Savage Amusement Introduction
Life Itself is a compilation of interior language, written after I got back from India, after enjoying the presence and the awareness of a teacher I didn’t seek but found. In his presence, I saw another human being speak what I knew to be true. In his presence, I witnessed doubt, that I didn’t know I carried, disappear. I’m not a disciple of his, and he’d be happy to know that, because he sought no disciples. His teaching, called Advaita, is the practice of no practices. These writings are as close to the kind of language that would exist if there were no religion, as far I am able to make them.
Papaji said to me, ‘Nobody has ever been able to describe this, but don’t stop trying. You are a writer. Write from the source.’ He meant that I write as one who was not separate from the source, as the source speaking. I saw him speak, not as one speaking about being to others, but as being speaking to being. In his presence, I saw love pouring out toward itself. I’ve never seen that as clearly, in any other human being, before or since, but I believe it is the natural state of our existence and not confined to the people we hold up as teachers, gurus, and masters. If it’s true for anyone, it’s true for everyone.
Café Life is a character study of the “third place.” Not home and not work, it is the café, coffeehouse, neighborhood bar, old style candy store or soda fountain.
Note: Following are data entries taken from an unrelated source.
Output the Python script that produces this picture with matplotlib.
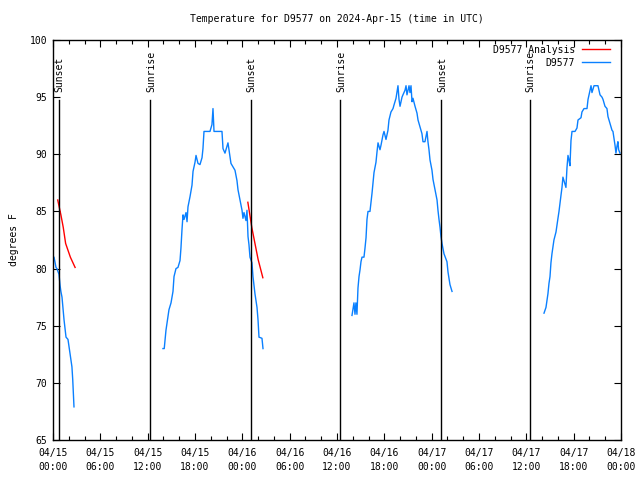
import matplotlib
matplotlib.use("Agg")
import matplotlib.pyplot as plt
import numpy as np
from matplotlib import ticker

# hours since 2024-04-15 00:00 UTC, temperatures in degrees F
seg1_hours = [0.0, 0.13, 0.38, 0.5, 0.76, 0.9, 1.0, 1.14, 1.4, 1.65, 1.9, 2.15, 2.4, 2.5, 2.66]
seg1_temps = [81, 81, 80.1, 80, 79.5, 78.5, 78, 77.5, 75.5, 74, 73.8, 72.6, 71.4, 70.3, 67.9]

seg2_hours = [13.94, 14.1, 14.32, 14.58, 14.70, 14.96, 15.21, 15.34, 15.59, 15.84, 16.10, 16.22, 16.35,
              16.48, 16.61, 16.86, 16.99, 17.11, 17.37, 17.62, 17.75, 18.0, 18.13, 18.38, 18.63, 18.89,
              19.01, 19.14, 19.90, 20.15, 20.28, 20.41, 21.42, 21.55, 21.80, 22.18, 22.31, 22.56, 22.82,
              23.07, 23.32, 23.45, 23.70, 23.96, 24.08, 24.21, 24.46, 24.59, 24.72, 24.84, 24.97, 25.22,
              25.35, 25.60, 25.86, 25.99, 26.11, 26.49, 26.62]
seg2_temps = [73.0, 73.0, 74.6, 75.8, 76.4, 77.0, 78.0, 79.3, 80.0, 80.1, 80.7, 81.8, 83.4,
              84.7, 84.3, 84.9, 84.1, 85.4, 86.3, 87.3, 88.5, 89.3, 89.9, 89.2, 89.1, 89.7,
              90.5, 92.0, 92.0, 92.6, 94.0, 92.0, 92.0, 90.5, 90.1, 91.0, 90.4, 89.2, 88.9,
              88.6, 87.7, 86.9, 86.0, 85.1, 84.4, 84.9, 84.2, 85.1, 82.8, 82.1, 81.0, 80.5,
              79.3, 77.8, 76.6, 75.5, 74.0, 73.9, 73.0]

seg3_hours = [37.90, 38.15, 38.28, 38.40, 38.53, 38.66, 38.79, 38.92, 39.04, 39.17, 39.42, 39.55, 39.68,
              39.80, 39.93, 40.18, 40.31, 40.44, 40.56, 40.69, 40.94, 41.07, 41.20, 41.45, 41.58, 41.83,
              41.96, 42.21, 42.46, 42.59, 42.84, 43.10, 43.22, 43.48, 43.61, 43.73, 43.86, 43.99, 44.24,
              44.36, 44.62, 44.75, 44.87, 45.13, 45.25, 45.38, 45.51, 45.63, 45.89, 46.14, 46.27, 46.52,
              46.77, 46.90, 47.15, 47.41, 47.53, 47.66, 47.79, 48.04, 48.17, 48.42, 48.68, 48.80, 48.93,
              49.06, 49.18, 49.31, 49.56, 49.94, 50.07, 50.32, 50.58]
seg3_temps = [75.9, 77.0, 76.0, 77.0, 76.0, 78.3, 79.3, 79.9, 80.6, 81.0, 81.0, 81.8, 82.7,
              84.3, 85.0, 85.0, 85.8, 86.6, 87.5, 88.4, 89.3, 90.2, 91.0, 90.4, 90.8, 91.7,
              92.0, 91.3, 92.1, 93.0, 93.7, 94.0, 94.3, 94.9, 95.5, 96.0, 94.8, 94.2, 95.0,
              95.2, 95.6, 96.0, 95.2, 96.0, 95.4, 96.0, 94.6, 94.9, 94.2, 93.6, 93.0, 92.4,
              91.8, 91.1, 91.1, 92.0, 91.1, 90.4, 89.5, 88.6, 87.8, 86.9, 86.0, 85.1, 84.3,
              83.6, 82.8, 82.2, 81.3, 80.6, 79.7, 78.6, 78.0]

seg4_hours = [62.24, 62.49, 62.62, 62.74, 62.87, 63.0, 63.12, 63.25, 63.38, 63.50, 63.76, 63.88, 64.01,
              64.14, 64.26, 64.39, 64.52, 64.64, 64.77, 65.02, 65.15, 65.28, 65.41, 65.53, 65.66, 65.79,
              66.17, 66.42, 66.55, 66.93, 67.05, 67.31, 67.69, 67.82, 68.07, 68.20, 68.32, 68.58, 69.08,
              69.34, 69.59, 69.72, 69.97, 70.22, 70.35, 70.60, 70.86, 70.98, 71.24, 71.36, 71.49, 71.61,
              71.70, 71.87]
seg4_temps = [76.1, 76.6, 77.2, 77.8, 78.7, 79.3, 80.5, 81.3, 81.9, 82.5, 83.2, 83.8, 84.4,
              85.0, 85.7, 86.4, 87.1, 88.0, 87.7, 87.1, 88.8, 89.9, 89.5, 89.0, 91.2, 92.0,
              92.0, 92.3, 93.0, 93.2, 93.7, 94.0, 94.0, 94.8, 95.6, 96.0, 95.4, 96.0, 96.0,
              95.2, 95.0, 94.8, 94.2, 94.0, 93.3, 92.7, 92.1, 92.0, 90.8, 90.1, 90.7, 91.1,
              90.4, 90.1]

an1_hours = [0.6, 1.0, 1.3, 1.6, 1.9, 2.2, 2.6, 2.8]
an1_temps = [86.0, 84.7, 83.6, 82.2, 81.6, 81.0, 80.4, 80.1]
an2_hours = [24.7, 25.2, 25.6, 26.0, 26.6]
an2_temps = [85.8, 83.6, 82.2, 80.8, 79.2]

sun_hours = [0.76, 12.35, 25.1, 36.4, 49.2, 60.45]
sun_labels = ["Sunset", "Sunrise", "Sunset", "Sunrise", "Sunset", "Sunrise"]

tick_hours = list(range(0, 73, 6))
tick_labels = ["04/15\n00:00", "04/15\n06:00", "04/15\n12:00", "04/15\n18:00",
               "04/16\n00:00", "04/16\n06:00", "04/16\n12:00", "04/16\n18:00",
               "04/17\n00:00", "04/17\n06:00", "04/17\n12:00", "04/17\n18:00",
               "04/18\n00:00"]


def join(*parts):
    # glue segments with NaN so the line breaks at the data gaps
    out = []
    for p in parts:
        out += list(p) + [np.nan]
    return out[:-1]


plt.rcParams['font.family'] = ['DejaVu Sans Mono']
plt.rcParams['font.size'] = 7

fig = plt.figure(figsize=(6.4, 4.8), dpi=100)
ax = fig.add_axes([53 / 640, 40 / 480, 568 / 640, 400 / 480])

ax.plot(join(an1_hours, an2_hours), join(an1_temps, an2_temps), color='#ff0000', lw=1.0)
ax.plot(join(seg1_hours, seg2_hours, seg3_hours, seg4_hours),
        join(seg1_temps, seg2_temps, seg3_temps, seg4_temps), color='#0a80ff', lw=1.0)

for h, lab in zip(sun_hours, sun_labels):
    ax.plot([h, h], [65, 94.75], color='black', lw=1.0, zorder=5)
    ax.text(h + 0.1, 95.45, lab, rotation=90, ha='center', va='bottom', fontsize=7)

ax.set_xlim(0, 72)
ax.set_ylim(65, 100)
ax.set_xticks(tick_hours)
ax.set_xticklabels(tick_labels, linespacing=1.45)
ax.xaxis.set_minor_locator(ticker.MultipleLocator(2))
ax.set_yticks(range(65, 101, 5))
ax.tick_params(which='both', direction='in', top=True, right=True, width=0.8)
ax.tick_params(which='major', length=5, pad=6)
ax.tick_params(which='minor', length=3)
ax.tick_params(axis='y', pad=4)
for s in ax.spines.values():
    s.set_linewidth(1.0)

ax.set_ylabel("degrees F", labelpad=8)
fig.text(337 / 640, 1 - 19 / 480, "Temperature for D9577 on 2024-Apr-15 (time in UTC)",
         ha='center', va='center', fontsize=7)

# key in the top right corner
key = [("D9577 Analysis", '#ff0000', 50), ("D9577", '#0a80ff', 63)]
for lab, col, ypix in key:
    fig.text(575 / 640, 1 - ypix / 480, lab, ha='right', va='center', fontsize=7)
    fig.add_artist(plt.Line2D([582 / 640, 610 / 640], [1 - (ypix - 1) / 480] * 2,
                              color=col, lw=1.0, transform=fig.transFigure))

fig.savefig("out.png", dpi=100)
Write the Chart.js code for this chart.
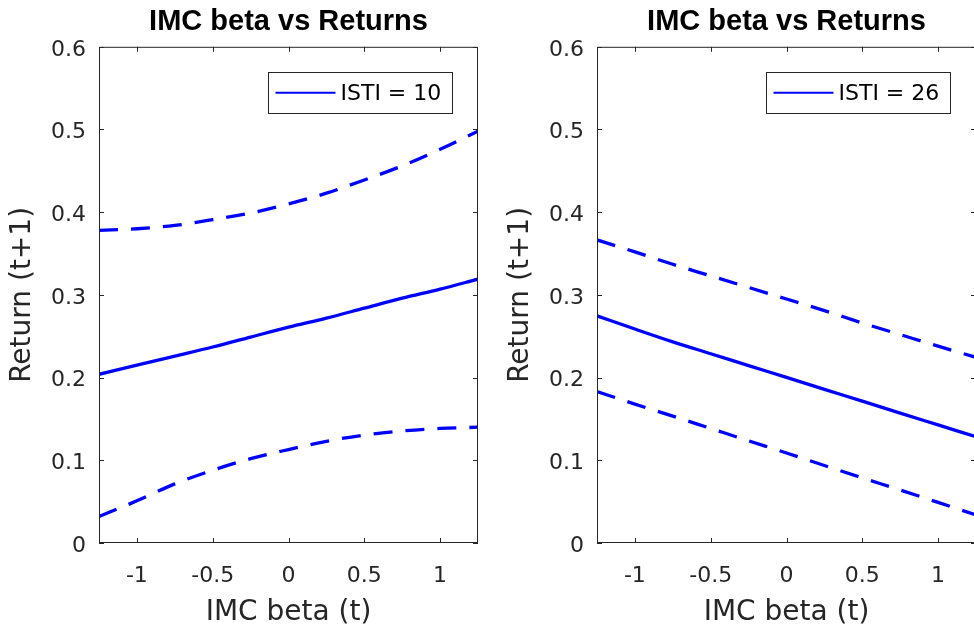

It is the modern equivalent of the town square or the watering hole where all the animals come.
Café Life is a partial gallery of the characters of one such place, The Owl and Monkey Café, on Ninth Avenue, on the NJudah trolley line, in San Francisco, during January of 1981, just as the Reagan Presidency was about to begin, not long after John Lennon had been shot, but it could be any year in any similar place, where people gather around a watering hole or a fire to warm themselves or refresh themselves, to find themselves, or to avoid themselves.
Such a café is a clearing in the woods that’s safe and unsafe at the same time. Some people will stay too long, and some people will stay away. Eventually, almost everyone will show up. I made a decision to sit still, in one place, for as long as I could, to stop running, to see who would come to me if I didn’t move. Over several years, I met literally thousands of people. This collection chronicles a few of them.
I’ll be forever grateful to The Owl and the Monkey Café and places like it. They are wonderful places, and I celebrate their existence. I’ve been writing, happily, in cafés for nearly forty years.